Very strict because they were both working. After school, we put our books upstairs and had a glass of milk and cookies and then we could go downstairs and play the previous games. We had to be back up in the house by 4:30 and wash our hands and set the table for supper. When I was older, I had to peel so many potatoes and put them in the water. I had to practice for one hour on the violin. There were no strict rules because we were doing things all the time and there was always homework.


Did your family go on any trips every year?

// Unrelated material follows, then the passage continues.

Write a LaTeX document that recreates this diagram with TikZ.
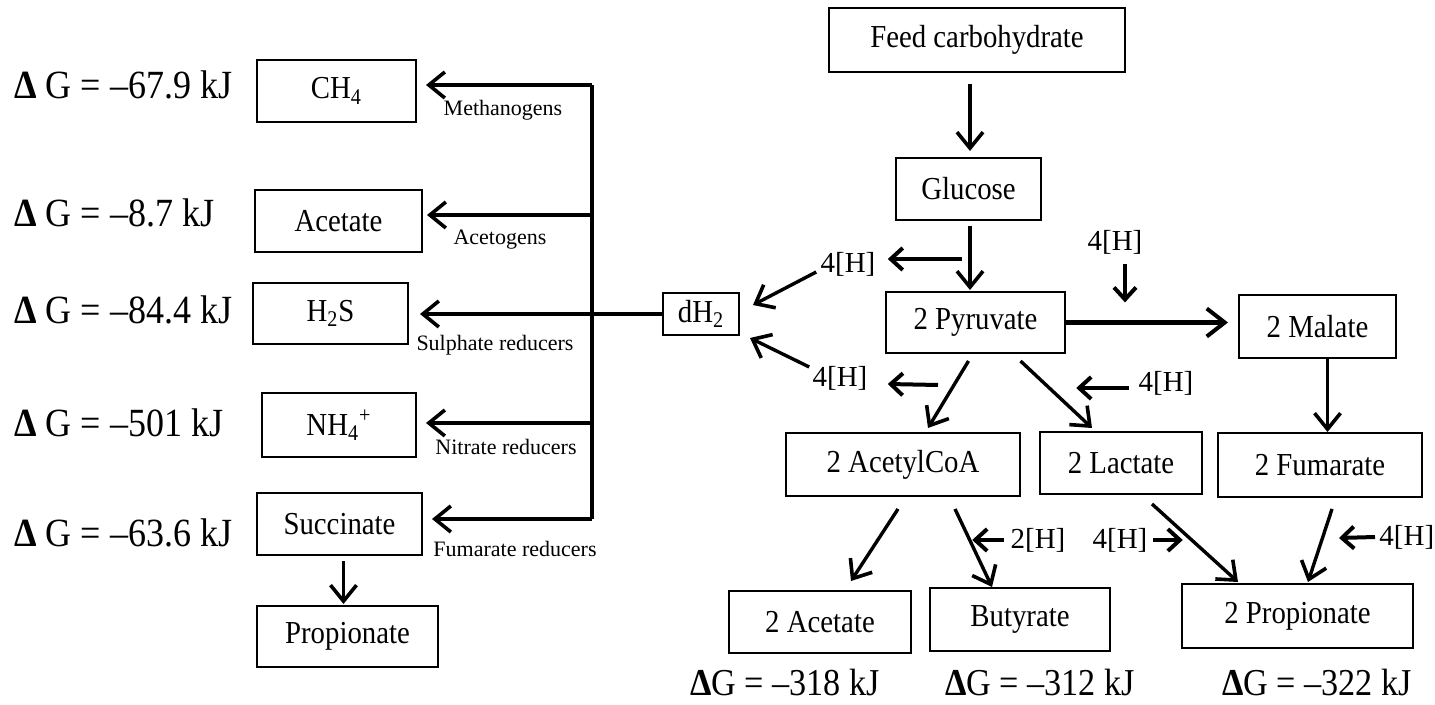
\documentclass[tikz,border=0pt]{standalone}
\usepackage{fontspec}
\setmainfont{Liberation Serif}[FakeStretch=0.9]
\newfontfamily\plainserif{Liberation Serif}
\usetikzlibrary{arrows.meta,calc}
\begin{document}
\begin{tikzpicture}[x=0.5pt,y=-0.5pt,
  box/.style={draw, line width=1pt, inner sep=0pt, font=\fontsize{16}{19}\selectfont},
  arr/.style={line width=1.7pt, -{Straight Barb[length=8pt,width=13pt,line width=1.8pt]}},
  harr/.style={line width=2pt, -{Straight Barb[length=6pt,width=11pt,line width=2pt]}},
  bigarr/.style={line width=2.1pt, -{Straight Barb[length=9pt,width=14pt,line width=2pt]}},
  hlab/.style={inner sep=0pt, font=\plainserif\fontsize{14.5}{17}\selectfont},
  dg/.style={inner sep=0pt, font=\fontsize{20}{23}\selectfont},
  dgb/.style={inner sep=0pt, font=\fontsize{19}{22}\selectfont},
  small/.style={inner sep=0pt, font=\plainserif\fontsize{11}{13}\selectfont},
  line/.style={line width=1.7pt}]
\useasboundingbox (0,0) rectangle (1435,705);
% boxes right
\node[box, minimum width=148pt, minimum height=32pt] (feed) at (977,40) {Feed carbohydrate};
\node[box, minimum width=72.5pt, minimum height=31pt] (glucose) at (968.5,189) {Glucose};
\node[box, minimum width=89.5pt, minimum height=30.5pt] (pyruvate) at (975.5,322.5) {2 Pyruvate};
\node[box, minimum width=78.5pt, minimum height=31.5pt] (malate) at (1317.5,326.5) {2 Malate};
\node[box, minimum width=38pt, minimum height=21pt] (dH2) at (701,314) {dH\textsubscript{2}};
\node[box, minimum width=117pt, minimum height=31.5pt] (acetylcoa) at (903,464.5) {2 AcetylCoA};
\node[box, minimum width=81pt, minimum height=31pt] (lactate) at (1121,463) {2 Lactate};
\node[box, minimum width=102pt, minimum height=32pt] (fumarate) at (1320,465) {2 Fumarate};
\node[box, minimum width=91pt, minimum height=31pt] (acetate2) at (820,622) {2 Acetate};
\node[box, minimum width=90pt, minimum height=31.5pt] (butyrate) at (1020,619.5) {Butyrate};
\node[box, minimum width=115.5pt, minimum height=32pt] (propionate2) at (1297.5,616) {2 Propionate};
% boxes left
\node[box, minimum width=79.5pt, minimum height=31pt] (ch4) at (336.5,91) {CH\textsubscript{4}};
\node[box, minimum width=83.5pt, minimum height=31pt] (acetate) at (338.5,221) {Acetate};
\node[box, minimum width=77.5pt, minimum height=30.5pt] (h2s) at (330.5,313.5) {H\textsubscript{2}S};
\node[box, minimum width=77pt, minimum height=32pt] (nh4) at (339,425) {NH\textsubscript{4}\textsuperscript{+}};
\node[box, minimum width=82.5pt, minimum height=31pt] (succinate) at (339.5,524) {Succinate};
\node[box, minimum width=90.5pt, minimum height=30.5pt] (propionate) at (347.5,636.5) {Propionate};
% H labels
\node[hlab] (h1) at (848,264) {4[H]};
\node[hlab] (h2) at (840,378) {4[H]};
\node[hlab] (h3) at (1115,242) {4[H]};
\node[hlab] (h4) at (1166,383) {4[H]};
\node[hlab] (h5) at (1038,540) {2[H]};
\node[hlab] (h6) at (1120,540) {4[H]};
\node[hlab, anchor=west] (h7) at (1379,537) {4[H]};
% Delta G labels
\node[dg, anchor=west] (g1) at (14,85) {{\bfseries Δ} G = –67.9 kJ};
\node[dg, anchor=west] (g2) at (14,213) {{\bfseries Δ} G = –8.7 kJ};
\node[dg, anchor=west] (g3) at (14,310) {{\bfseries Δ} G = –84.4 kJ};
\node[dg, anchor=west] (g4) at (14,423) {{\bfseries Δ} G = –501 kJ};
\node[dg, anchor=west] (g5) at (14,533) {{\bfseries Δ} G = –63.6 kJ};
\node[dgb] (g6) at (785,683) {{\bfseries Δ}G = –318 kJ};
\node[dgb] (g7) at (1040,683) {{\bfseries Δ}G = –312 kJ};
\node[dgb] (g8) at (1317,683) {{\bfseries Δ}G = –322 kJ};
% small labels
\node[small] (l1) at (503,110) {Methanogens};
\node[small] (l2) at (500,240) {Acetogens};
\node[small] (l3) at (495,345) {Sulphate reducers};
\node[small] (l4) at (506,447) {Nitrate reducers};
\node[small] (l5) at (515,549) {Fumarate reducers};
% junctions
\coordinate (jA) at (592,85);
\coordinate (jB) at (592,215);
\coordinate (jC) at (592,423);
\coordinate (jD) at (592,519);
\coordinate (gp) at (962,259);
\coordinate (pa) at (938,385);
\coordinate (pl) at (1129,388);
\coordinate (ab) at (1004,540);
\coordinate (lp) at (1153,540);
\coordinate (fp) at (1375,537);
% right connectors
\draw[arr] ($(feed.south -| glucose.north)+(1.5,11)$) -- ($(glucose.north)+(1.5,-6)$);
\draw[arr] ($(glucose.south)+(1.5,5)$) -- ($(glucose.south |- pyruvate.north)+(1.5,-1)$);
\draw[harr] (gp) -- ($(h1.east)+(12,-5)$);
\draw[arr] ($(h1.west)+(-4,8)$) -- ($(dH2.east)+(13,-9)$);
\draw[harr] (pa) -- ($(h2.east)+(20,6)$);
\draw[arr] ($(h2.west)+(-3,-11)$) -- ($(dH2.east)+(10,24)$);
\draw[harr] ($(h3.south)+(10,10)$) -- ($(h3.south)+(10,48)$);
\draw[bigarr] (pyruvate.east) -- ($(pyruvate.east -| malate.west)+(-10,0)$);
\draw[arr] ($(malate.south)+(10,0)$) -- ($(malate.south |- fumarate.north)+(10,0)$);
\draw[arr] ($(pyruvate.south)+(-7,7)$) -- ($(acetylcoa.north)+(25,-4)$);
\draw[arr] ($(pyruvate.south)+(45,7)$) -- ($(lactate.north)+(-29,-3)$);
\draw[harr] (pl) -- ($(h4.west)+(-62,5)$);
\draw[arr] ($(acetylcoa.south)+(-5,12)$) -- ($(acetate2.north)+(31,-9)$);
\draw[arr] ($(acetylcoa.south)+(52,12)$) -- ($(butyrate.north)+(-28,0)$);
\draw[harr] (ab) -- ($(h5.west)+(-38,0)$);
\draw[harr] (lp) -- ($(h6.east)+(35,0)$);
\draw[arr] ($(lactate.south)+(31,9)$) -- ($(propionate2.north)+(-59.5,-1)$);
\draw[arr] ($(fumarate.south)+(12,11)$) -- ($(propionate2.north)+(10.5,-1)$);
\draw[harr] (fp) -- ($(fumarate.south east)+(-84,40)$);
% left connectors
\draw[arr] (dH2.west) -- ($(dH2.west -| h2s.east)+(11,0)$);
\draw[line] (jA) -- (jD);
\draw[arr] (jA) -- ($(jA -| ch4.east)+(9,0)$);
\draw[arr] (jB) -- ($(jB -| acetate.east)+(4,0)$);
\draw[arr] (jC) -- ($(jC -| nh4.east)+(9,0)$);
\draw[arr] (jD) -- ($(jD -| succinate.east)+(9,0)$);
\draw[arr] ($(succinate.south)+(4,5)$) -- ($(succinate.south |- propionate.north)+(4,-1)$);
\end{tikzpicture}
\end{document}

My father’s older sister and her family owned a farm in Fitchville, Connecticut. We would go there for two weeks and stay in Tanta Sadie’s facilities and work on her farm. We swam in the Connecticut River, hiked, picked wild strawberries, and watched the cows get milked. My mother and father had a house in Coney Island for about three years, and we went to school there. I went on the boardwalk and swam in the ocean. Also we went to Manhattan to visit Bubba on 98th street and Park Avenue.


How religious was your family?
My grandparents were very religious, and my father and mother were religious. We went to temple for the holidays. Momma lit the candles for shabbas. I didn’t really have any non-Jewish friends.